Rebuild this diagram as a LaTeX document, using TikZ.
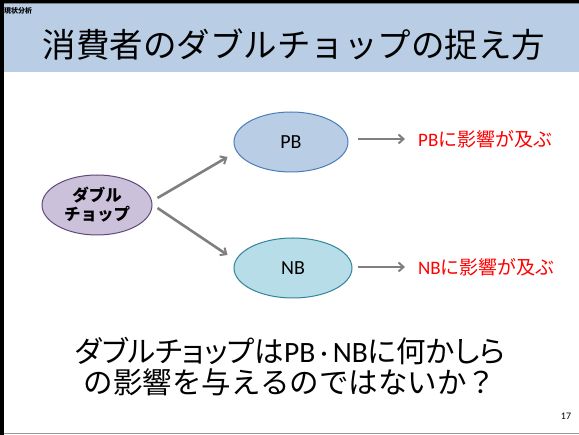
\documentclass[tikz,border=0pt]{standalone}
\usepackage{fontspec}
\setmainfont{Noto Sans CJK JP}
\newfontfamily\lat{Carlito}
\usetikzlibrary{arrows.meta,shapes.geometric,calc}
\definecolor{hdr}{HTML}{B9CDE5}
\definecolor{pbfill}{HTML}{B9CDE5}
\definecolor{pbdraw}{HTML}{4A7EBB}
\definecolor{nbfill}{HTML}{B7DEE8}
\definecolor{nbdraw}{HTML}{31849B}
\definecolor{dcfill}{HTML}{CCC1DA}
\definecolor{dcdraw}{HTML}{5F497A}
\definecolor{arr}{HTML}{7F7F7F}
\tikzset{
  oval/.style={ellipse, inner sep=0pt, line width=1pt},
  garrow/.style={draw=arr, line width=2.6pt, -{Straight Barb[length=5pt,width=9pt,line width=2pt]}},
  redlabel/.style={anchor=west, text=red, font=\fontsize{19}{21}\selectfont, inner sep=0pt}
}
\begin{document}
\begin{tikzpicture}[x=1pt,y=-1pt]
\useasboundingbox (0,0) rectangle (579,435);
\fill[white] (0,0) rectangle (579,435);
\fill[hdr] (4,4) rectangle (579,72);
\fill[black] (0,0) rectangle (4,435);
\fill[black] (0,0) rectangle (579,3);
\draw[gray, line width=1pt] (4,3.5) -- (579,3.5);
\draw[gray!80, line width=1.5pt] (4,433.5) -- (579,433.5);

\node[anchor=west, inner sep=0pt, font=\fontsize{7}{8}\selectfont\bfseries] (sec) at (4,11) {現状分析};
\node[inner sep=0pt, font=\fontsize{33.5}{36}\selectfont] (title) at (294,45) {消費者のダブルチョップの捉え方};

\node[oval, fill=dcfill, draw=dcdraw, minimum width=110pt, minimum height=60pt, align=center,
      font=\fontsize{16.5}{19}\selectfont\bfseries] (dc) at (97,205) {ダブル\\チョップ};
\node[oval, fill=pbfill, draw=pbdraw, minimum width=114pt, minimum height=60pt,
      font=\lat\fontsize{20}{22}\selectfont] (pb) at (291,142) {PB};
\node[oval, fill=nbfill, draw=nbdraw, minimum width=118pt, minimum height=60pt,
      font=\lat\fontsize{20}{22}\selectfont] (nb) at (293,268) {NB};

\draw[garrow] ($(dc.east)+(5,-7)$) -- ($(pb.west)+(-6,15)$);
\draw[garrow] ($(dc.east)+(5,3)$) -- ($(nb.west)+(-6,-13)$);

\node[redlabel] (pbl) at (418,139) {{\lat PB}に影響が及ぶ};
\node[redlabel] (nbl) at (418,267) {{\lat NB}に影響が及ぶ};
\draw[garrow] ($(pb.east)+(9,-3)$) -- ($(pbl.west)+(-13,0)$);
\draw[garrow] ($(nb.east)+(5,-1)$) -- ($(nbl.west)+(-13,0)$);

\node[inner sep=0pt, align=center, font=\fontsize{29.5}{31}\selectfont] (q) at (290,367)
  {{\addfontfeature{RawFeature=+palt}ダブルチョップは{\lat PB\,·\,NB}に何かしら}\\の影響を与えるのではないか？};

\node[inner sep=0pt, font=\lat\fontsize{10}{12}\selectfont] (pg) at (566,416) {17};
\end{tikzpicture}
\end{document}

+ + + + + + +

* _Short task_
Reproduce the material above exactly, first line through the line that contains "(title) at (294,45)", minus the pictures.

* _Worked solution_
Rebuild this diagram as a LaTeX document, using TikZ.
\documentclass[tikz,border=0pt]{standalone}
\usepackage{fontspec}
\setmainfont{Noto Sans CJK JP}
\newfontfamily\lat{Carlito}
\usetikzlibrary{arrows.meta,shapes.geometric,calc}
\definecolor{hdr}{HTML}{B9CDE5}
\definecolor{pbfill}{HTML}{B9CDE5}
\definecolor{pbdraw}{HTML}{4A7EBB}
\definecolor{nbfill}{HTML}{B7DEE8}
\definecolor{nbdraw}{HTML}{31849B}
\definecolor{dcfill}{HTML}{CCC1DA}
\definecolor{dcdraw}{HTML}{5F497A}
\definecolor{arr}{HTML}{7F7F7F}
\tikzset{
  oval/.style={ellipse, inner sep=0pt, line width=1pt},
  garrow/.style={draw=arr, line width=2.6pt, -{Straight Barb[length=5pt,width=9pt,line width=2pt]}},
  redlabel/.style={anchor=west, text=red, font=\fontsize{19}{21}\selectfont, inner sep=0pt}
}
\begin{document}
\begin{tikzpicture}[x=1pt,y=-1pt]
\useasboundingbox (0,0) rectangle (579,435);
\fill[white] (0,0) rectangle (579,435);
\fill[hdr] (4,4) rectangle (579,72);
\fill[black] (0,0) rectangle (4,435);
\fill[black] (0,0) rectangle (579,3);
\draw[gray, line width=1pt] (4,3.5) -- (579,3.5);
\draw[gray!80, line width=1.5pt] (4,433.5) -- (579,433.5);

\node[anchor=west, inner sep=0pt, font=\fontsize{7}{8}\selectfont\bfseries] (sec) at (4,11) {現状分析};
\node[inner sep=0pt, font=\fontsize{33.5}{36}\selectfont] (title) at (294,45) {消費者のダブルチョップの捉え方};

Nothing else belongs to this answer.